BEACON – During the month of February 2021, the Howland Cultural Center once again joins the National Celebration and Recognition of African American History Month. In Our Lifetime, the art of seventeen African American artists, will be featured in a month long exhibit which opens on Saturday, February 6 and will hang through Sunday, February 28. Gallery viewing hours are every Saturday and Sunday from 1:00 – 5:00 PM. Exhibiting artists are Jean Benoit, Ronald Brown, Rhonda Green-Phillips, Arnold Hayes, Kyra Husbands, Corey Lightfoot, Thelma Lightfoot, Marline A. Martin, Richard Outlaw, Symantha Outlaw, Miles Pinkney, Sandi Pinkney, James Earl Ransome, Lesa Cline-Ransome, Eddison Romeo, Oliver Spearman and Donald Whitely. Artists work to be shown consists of paintings, photography and illustrated children’s books. Josephine Green, a well-known fine arts photographer, is the exhibit curator.
It was in 1976 that the month of February was designated nationally as African American History Month. February was selected for this recognition due to the birthdays of two prominent men of African American history: President Abraham Lincoln, (February 12) and the famous orator and abolitionist, Frederick Douglas, (born and died in February, 1818-1895) . However, celebrating the contributions of black Americans to the development of this nation began much earlier in 1926. At that time, Dr. Carter G. Woodson, a professor at Columbia University, who became known as the “father of African American history”, believed it was long overdue for black Americans to be formally recognized for their significant accomplishments and contributions in every facet of American life: music, science, education, literature, medicine, business, the arts, journalism, sports, theater, politics, religion, law and the judiciary, military, government, inventions….and more.

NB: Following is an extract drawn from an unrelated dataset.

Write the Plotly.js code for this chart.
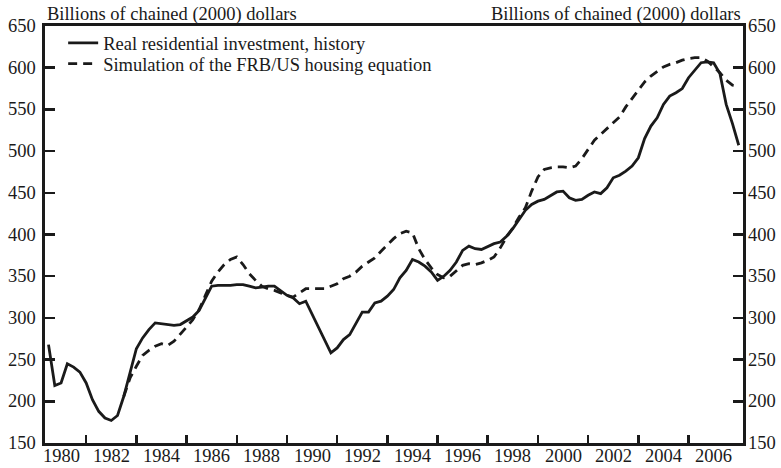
<!DOCTYPE html>
<html>
<head>
<meta charset="utf-8">
<script src="https://cdn.plot.ly/plotly-3.0.1.min.js"></script>
<style>
  html, body { margin: 0; padding: 0; background: #ffffff; }
  #chart { width: 781px; height: 468px; }
</style>
</head>
<body>
<div id="chart"></div>
<script>
// Quarterly data, 1980Q1 .. 2007Q3 (billions of chained 2000 dollars)
const startYear = 1980;
const history = [
  268, 219, 222, 245, 241, 235, 222, 202, 188, 180,
  177, 183, 206, 236, 263, 276, 286, 294, 293, 292,
  291, 292, 296, 301, 309, 324, 338, 339, 339, 339,
  340, 340, 338, 336, 337, 338, 338, 332, 327, 324,
  317, 320, 305, 290, 274, 258, 264, 274, 280, 293,
  307, 307, 318, 320, 326, 334, 348, 357, 370, 367,
  362, 355, 345, 350, 357, 367, 381, 386, 383, 382,
  386, 389, 391, 398, 407, 418, 429, 436, 440, 442,
  446, 451, 452, 444, 441, 442, 447, 451, 449, 456,
  468, 471, 476, 482, 492, 515, 530, 540, 556, 566,
  570, 575, 588, 597, 606, 607, 606, 593, 556, 533,
  507
];
// Simulation starts in 1983Q1 (quarter index 12)
const simStartIndex = 12;
const simulation = [
  206, 228, 242, 255, 261, 266, 269, 267, 272, 280,
  289, 298, 310, 327, 344, 355, 364, 370, 373, 364,
  353, 345, 338, 335, 333, 330, 327, 325, 330, 335,
  335, 335, 335, 338, 341, 347, 350, 355, 362, 367,
  372, 380, 388, 395, 401, 404, 402, 383, 370, 360,
  352, 348, 350, 357, 363, 365, 364, 366, 369, 373,
  384, 397, 408, 421, 432, 452, 469, 478, 480, 481,
  481, 480, 482, 491, 502, 513, 520, 527, 535, 541,
  553, 563, 572, 583, 590, 596, 601, 604, 606, 609,
  611, 612, 612, 608, 601, 594, 585, 579, 578
];
const yearLabels = [1980, 1982, 1984, 1986, 1988, 1990, 1992, 1994, 1996, 1998, 2000, 2002, 2004, 2006];
const tickYears = [1981, 1983, 1985, 1987, 1989, 1991, 1993, 1995, 1997, 1999, 2001, 2003, 2005];
const yTicks = [150, 200, 250, 300, 350, 400, 450, 500, 550, 600, 650];
const seriesNames = ["Real residential investment, history", "Simulation of the FRB/US housing equation"];
const unitLabel = "Billions of chained (2000) dollars";

const qx = i => startYear + i / 4;
const histX = history.map((_, i) => qx(i));
const simX = simulation.map((_, i) => qx(i + simStartIndex));

const FONT = "Liberation Serif";
const FS = 18.5;
const INK = "#1a1a1a";
const XRANGE = [1979.86, 2007.67];
const textFont = { family: FONT, size: FS, color: INK };

const traces = [
  { x: histX, y: history, type: 'scatter', mode: 'lines', name: seriesNames[0],
    legend: 'legend', line: { color: INK, width: 2.8 } },
  { x: simX, y: simulation, type: 'scatter', mode: 'lines', name: seriesNames[1],
    legend: 'legend2', line: { color: INK, width: 2.8, dash: '9px,6px' } },
  { x: [histX[0]], y: [history[0]], yaxis: 'y2', type: 'scatter', mode: 'none',
    showlegend: false, hoverinfo: 'skip' }
];

const yAxisCommon = {
  range: [150, 650], tickmode: 'array', tickvals: yTicks,
  ticks: 'inside', ticklen: 10, tickwidth: 2.5, tickcolor: INK,
  showticklabels: false,
  showline: true, linewidth: 3, linecolor: INK,
  showgrid: false, zeroline: false
};

const legendCommon = {
  x: 0.026, xanchor: 'left', yanchor: 'top',
  bgcolor: 'rgba(0,0,0,0)', borderwidth: 0,
  font: textFont
};

// Tick labels as text placed through the axes' own scales
const annotations = [];
yTicks.forEach(v => {
  annotations.push({ text: String(v), xref: 'paper', yref: 'y', x: 0, y: v,
    xanchor: 'right', yanchor: 'middle', xshift: -7, showarrow: false, font: textFont });
  annotations.push({ text: String(v), xref: 'paper', yref: 'y', x: 1, y: v,
    xanchor: 'left', yanchor: 'middle', xshift: 3, showarrow: false, font: textFont });
});
yearLabels.forEach(yr => {
  annotations.push({ text: String(yr), xref: 'x', yref: 'paper', x: yr + 0.5, y: 0,
    xanchor: 'center', yanchor: 'top', yshift: -1, showarrow: false, font: textFont });
});
annotations.push(
  { text: unitLabel, xref: 'paper', yref: 'paper', x: 0, y: 1,
    xanchor: 'left', yanchor: 'bottom', yshift: -1, showarrow: false, font: textFont },
  { text: unitLabel, xref: 'paper', yref: 'paper', x: 1, y: 1,
    xanchor: 'right', yanchor: 'bottom', yshift: -1, showarrow: false, font: textFont }
);

const layout = {
  width: 781, height: 468,
  margin: { l: 45, r: 38, t: 26, b: 25 },
  paper_bgcolor: '#ffffff', plot_bgcolor: '#ffffff',
  font: textFont,
  showlegend: true,
  legend: Object.assign({}, legendCommon, { y: 1.004 }),
  legend2: Object.assign({}, legendCommon, { y: 0.954 }),
  xaxis: {
    range: XRANGE,
    tickmode: 'array',
    tickvals: tickYears.map(y => y + 0.5),
    ticks: 'inside', ticklen: 8, tickwidth: 2.5, tickcolor: INK,
    showticklabels: false,
    showline: true, linewidth: 3, linecolor: INK, mirror: true,
    showgrid: false, zeroline: false
  },
  yaxis: Object.assign({}, yAxisCommon, { side: 'left' }),
  yaxis2: Object.assign({}, yAxisCommon, { side: 'right', overlaying: 'y' }),
  annotations: annotations
};

Plotly.newPlot('chart', traces, layout, { displayModeBar: false, staticPlot: true });
</script>
</body>
</html>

It took approximately fifty years after Dr. Woodson’s initial campaign for America to finally address the absence of black American history in the education of all Americans and to provide the respect for and recognition of that history….a history which came to include momentous historic events of 2008 and 2012 when the first African American, Barack Obama, was twice elected president of the United States. And in November, 2020, another great milestone took place with the election of the first woman, an African American woman
Kamala Harris, to be vice-president of the United States.
Lonnie G. Bunch, III, founding director of the Smithsonian Institution’s National Museum of African American History & Culture in Washington, D.C. which opened in 2016, stated at its opening, “The Museum’s opening was a momentous step forward in America’s understanding of who we are as a nation, and how we can build a better future together. It is a place where all visitors can learn about the entire African American experience which is inextricably woven into the fabric of America’s history….from unimaginable horrors of slavery to the inspiring triumphs like the election of our first black president.”…. And now, eight years later, to the election of not only the first woman, but the first African American woman, to be vice president of the United States.